As a side challenge for this quest of the week series, I propose something I call "LotR LCG Golf". Given a quest, what is the bare minimum number of cards required to beat it, in any universe? This means that every element of randomness is under your control. You can define the exact ordering of any deck at any time as it suits you.

To be fair, we will count heroes and contracts as well. So for JatA here, I used 5 cards. Is it doable with less?

This "deck" is my answer. My odds are significantly longer than his, but given infinite attempts, I could eventually beat Journey Along the Anduin using just two cards-- Thalin and either Bilbo Baggins or Argalad.

How? Couldn't be easier. We just need the quest to flip a treachery or the Hill Troll during setup-- not a lot to ask. (If the treachery is Massing at Night, we'll need another treachery or the Hill Troll for the surge.) After that, we quest with Thalin and use either Bilbo or Argalad's ability against the Troll.

We need the encounter deck to reveal an Eastern Crow, which isn't a crazy ask-- there are three of them, after all. Thalin will destroy it before it surges, it'll shuffle itself back into the deck, and we'll quest successfully, place 2 (with Bilbo) or 1 (with Argalad) progress on the quest and 1 damage on the troll.

Then we just do that eight more times. We'll need to pull an Eastern Crow each time, but individually, each pull isn't that crazy-- there are three of them in the deck, after all. On the ninth round, Argalad or Bilbo will finally finish off that Troll and we'll already have enough progress to advance to Stage 2.
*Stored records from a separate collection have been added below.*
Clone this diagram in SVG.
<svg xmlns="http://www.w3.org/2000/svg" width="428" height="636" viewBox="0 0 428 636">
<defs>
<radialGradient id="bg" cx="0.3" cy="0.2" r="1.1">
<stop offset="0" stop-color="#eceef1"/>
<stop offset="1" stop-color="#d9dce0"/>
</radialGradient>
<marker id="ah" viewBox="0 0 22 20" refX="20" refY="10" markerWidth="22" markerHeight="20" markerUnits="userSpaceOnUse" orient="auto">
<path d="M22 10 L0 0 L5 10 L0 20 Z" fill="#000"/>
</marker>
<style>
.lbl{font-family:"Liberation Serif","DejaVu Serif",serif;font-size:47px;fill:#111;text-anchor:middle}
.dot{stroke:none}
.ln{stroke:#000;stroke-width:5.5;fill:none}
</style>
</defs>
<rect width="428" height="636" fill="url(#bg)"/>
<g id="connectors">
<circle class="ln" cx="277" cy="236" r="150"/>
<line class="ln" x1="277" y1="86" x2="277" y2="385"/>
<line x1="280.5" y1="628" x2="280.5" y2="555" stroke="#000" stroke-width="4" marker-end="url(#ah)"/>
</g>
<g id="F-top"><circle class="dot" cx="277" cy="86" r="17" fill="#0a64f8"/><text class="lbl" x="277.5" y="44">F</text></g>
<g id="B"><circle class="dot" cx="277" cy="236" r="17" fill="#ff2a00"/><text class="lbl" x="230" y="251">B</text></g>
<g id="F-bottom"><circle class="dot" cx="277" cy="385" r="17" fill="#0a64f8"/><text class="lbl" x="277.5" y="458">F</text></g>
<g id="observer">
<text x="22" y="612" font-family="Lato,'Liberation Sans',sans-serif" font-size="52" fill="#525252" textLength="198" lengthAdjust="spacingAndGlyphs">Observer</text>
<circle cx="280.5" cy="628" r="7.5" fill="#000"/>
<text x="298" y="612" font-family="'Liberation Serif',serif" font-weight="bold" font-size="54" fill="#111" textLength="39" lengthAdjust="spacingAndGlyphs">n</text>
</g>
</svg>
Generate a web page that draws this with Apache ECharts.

From here we'll need the encounter deck to give us two Eastern Crows every round in staging. That's a much bigger ask, but fortunately we're really cooking now, with Thalin/Bilbo placing two progress per round (clearing Stage 2 in 8 rounds) and Thalin/Argalad placing three progress per round (clearing it in 6).
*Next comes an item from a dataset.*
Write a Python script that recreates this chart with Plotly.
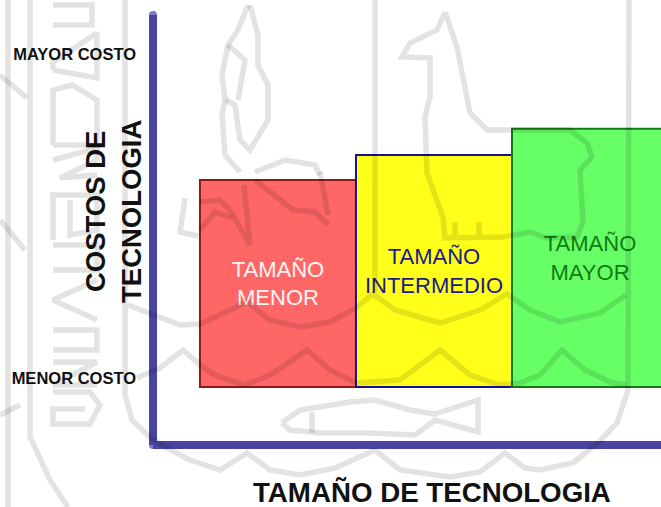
import plotly.graph_objects as go

# bars
bar_pos = [1, 2, 3]
bar_base = [-0.028, -0.028, -0.028]
bar_top = [0.611, 0.688, 0.769]
bar_labels = ["TAMAÑO<br>MENOR", "TAMAÑO<br>INTERMEDIO", "TAMAÑO<br>MAYOR"]
bar_colors = ["#ff6666", "#ffff19", "#66ff66"]
bar_edges = ["#8c1a1a", "#14148c", "#157a15"]
label_colors = ["#fff5f5", "#1a1a8c", "#127a12"]

cost_ticks = [0, 1]
cost_labels = ["MENOR COSTO", "MAYOR COSTO"]

# axis arms, in page pixels (overlay axes)
arm_x = [153, 153, None, 153, 661]
arm_y = [15, 445, None, 445, 445]

# faint crest behind the chart, traced by hand in page pixels
crest = [
    # frame
    [(8, 0), (8, 507)],
    [(30, 0), (30, 437), (50, 480), (68, 507)],
    [(125, 0), (125, 395), (132, 420), (150, 437), (165, 447), (190, 460), (220, 470), (247, 453),
     (270, 470), (300, 475), (335, 468), (375, 450), (400, 470), (450, 477), (480, 472), (505, 453),
     (525, 468), (540, 470), (573, 463), (598, 443), (617, 423), (628, 390), (629, 0)],
    [(375, 0), (375, 292)],
    [(0, 75), (27, 98)],
    [(0, 220), (25, 250)],
    [(0, 415), (20, 405)],
    # waves
    [(128, 305), (150, 313), (180, 325), (200, 324), (225, 312), (247, 302), (270, 320), (300, 327),
     (330, 322), (356, 308), (373, 294), (395, 310), (440, 323), (480, 310), (507, 294), (530, 310),
     (560, 322), (600, 313), (626, 295)],
    [(137, 378), (160, 368), (183, 350), (200, 365), (215, 375), (245, 385), (270, 375), (307, 350),
     (330, 370), (356, 383), (400, 380), (440, 350), (470, 375), (500, 385), (520, 383), (540, 375),
     (562, 350), (585, 370), (610, 382), (626, 385)],
    # fish
    [(282, 423), (300, 410), (350, 402), (375, 400), (410, 410), (435, 414), (478, 400), (478, 432),
     (435, 420), (415, 435), (370, 433), (320, 433), (290, 430), (282, 423)],
    [(312, 412), (312, 433)],
    # plant
    [(248, 5), (238, 30), (228, 45), (222, 75), (225, 100), (222, 115), (225, 155), (240, 172)],
    [(250, 5), (258, 35), (258, 65), (268, 85), (268, 120), (250, 150), (240, 140), (235, 105), (226, 100)],
    [(228, 45), (245, 60), (238, 100)],
    [(200, 202), (220, 200), (230, 210), (250, 245), (244, 185)],
    [(255, 180), (275, 195), (293, 210), (315, 212), (328, 225)],
    [(320, 172), (328, 215)],
    [(200, 230), (215, 212), (232, 218)],
    [(185, 198), (180, 232), (198, 236)],
    [(255, 172), (285, 160), (315, 165), (320, 175)],
    # llama
    [(445, 12), (437, 30), (410, 43), (402, 57), (430, 58), (430, 97), (425, 117), (427, 173), (443, 217),
     (445, 238), (503, 237), (530, 232), (547, 238), (577, 237), (583, 222), (580, 170), (592, 157),
     (587, 143), (570, 130), (487, 130), (470, 113), (463, 77), (457, 47), (445, 12)],
    [(455, 235), (455, 222)],
    [(479, 235), (479, 222)],
    # letters up the left side
    [(53, 5), (92, 5), (92, 25), (53, 25)],
    [(53, 70), (53, 62), (97, 33), (97, 78), (53, 70)],
    [(53, 145), (53, 90), (72, 85), (97, 100), (97, 145), (53, 145)],
    [(53, 160), (97, 148), (97, 160), (60, 178), (97, 175)],
    [(53, 240), (53, 195), (97, 195), (97, 230), (70, 235), (70, 200)],
    [(53, 270), (97, 270), (97, 245), (53, 245)],
    [(53, 300), (97, 280), (53, 300), (97, 320)],
    [(53, 330), (97, 330), (97, 350), (53, 350)],
    [(53, 362), (97, 362), (53, 385), (97, 385)],
    [(53, 392), (90, 392), (100, 405), (90, 424), (53, 424), (53, 409), (85, 409)],
]

fig_w = 661
fig_h = 507

fig = go.Figure()

fig.add_trace(go.Bar(
    x=bar_pos,
    y=[t - b for t, b in zip(bar_top, bar_base)],
    base=bar_base,
    width=1,
    text=bar_labels,
    textposition="inside",
    insidetextanchor="middle",
    textangle=0,
    textfont=dict(family="Liberation Sans", size=22, color=label_colors),
    marker=dict(color=bar_colors, line=dict(color=bar_edges, width=2)),
    hoverinfo="skip",
))

fig.add_trace(go.Scatter(
    x=arm_x, y=arm_y, xaxis="x2", yaxis="y2",
    mode="lines+markers",
    line=dict(color="#48449f", width=8),
    marker=dict(color="#48449f", size=[8, 8, 0, 0, 0], line=dict(width=0)),
    hoverinfo="skip",
))

for stroke in crest:
    fig.add_trace(go.Scatter(
        x=[p[0] for p in stroke], y=[p[1] for p in stroke], xaxis="x2", yaxis="y2",
        mode="lines",
        line=dict(color="rgba(0,0,0,0.11)", width=5.5),
        hoverinfo="skip",
    ))

fig.update_layout(
    width=fig_w, height=fig_h,
    margin=dict(l=0, r=0, t=0, b=0),
    paper_bgcolor="white",
    plot_bgcolor="rgba(0,0,0,0)",
    showlegend=False,
    xaxis=dict(
        domain=[153 / fig_w, 1],
        range=[0.199, 3.455], visible=False, fixedrange=True,
    ),
    yaxis=dict(
        domain=[(507 - 446) / fig_h, (507 - 15) / fig_h],
        range=[-0.2099, 1.1204],
        tickmode="array",
        tickvals=cost_ticks,
        ticktext=[f"<b>{t}</b>" for t in cost_labels],
        tickfont=dict(family="Liberation Sans", size=16.5, color="#111111"),
        ticks="",
        showgrid=False,
        zeroline=False,
        showline=False,
        ticklabelstandoff=16,
        fixedrange=True,
    ),
    xaxis2=dict(domain=[0, 1], range=[0, 661], anchor="y2", visible=False, fixedrange=True),
    yaxis2=dict(domain=[0, 1], range=[507, 0], anchor="x2", visible=False, fixedrange=True),
    annotations=[
        dict(text="<b>TAMAÑO DE TECNOLOGIA</b>", xref="x2", yref="y2",
             x=432, y=492, xanchor="center", yanchor="middle", showarrow=False,
             font=dict(family="Liberation Sans", size=27.7, color="#111111")),
        dict(text="<b>COSTOS DE<br>TECNOLOGIA</b>", xref="x2", yref="y2",
             x=113, y=212, xanchor="center", yanchor="middle", showarrow=False, textangle=-90,
             font=dict(family="Liberation Sans", size=27.5, color="#111111")),
    ],
)

fig.write_html("out.html", config={"displayModeBar": False},
               post_script="document.body.style.margin = '0';")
Finally, by the time we flip to stage 3, we're awfully sick of those Eastern Crows-- now we're hoping for two locations to show up and we're on our merry way to victory. This last reveal is a lot more flexible-- any of the treacheries are also fine, and a lone Wolf Rider or Goblin Sniper is no big deal. Even two of them is okay, though we'll be taking some attacks undefended so a nasty shadow could ruin our perfect run at the worst time. For maximum irony, we could get Double Crows one last time, that wouldn't be an issue.

Worst case scenario, a Dol Guldur Beastmaster would also be beatable with Thalin and Argalad, though we'd be facing four shadow cards on undefended attacks in the process, so a bit of a tense final stretch. (Also, he'd be far too much Orc for poor Bilbo to handle.)

But if I'm in charge of the universe's random number generator for the day, I go location + location and then the entire quest was basically just a casual 15-17 round stroll down a scenic river with one of my buddies. (The decklist-- required to publish-- is just some stuff that I thought Bilbo and Thalin might be inclined to bring on such a stroll.)

(I opted for Bilbo in the main deck and Argalad in the sideboard partly because the fact that the "deck" is mono-tactics-- given its history-- makes it way funnier to me. But mostly it's for thematic reasons: Bilbo goes way back with the dwarves, but the idea of a dwarf and an elf adventuring together? Who ever heard of such madness?)

(Also, LotR lore holds that Nate French used to have a Thalin deck that was so overpowered that it could beat quests without a deck. Have we finally discovered the deck in question?)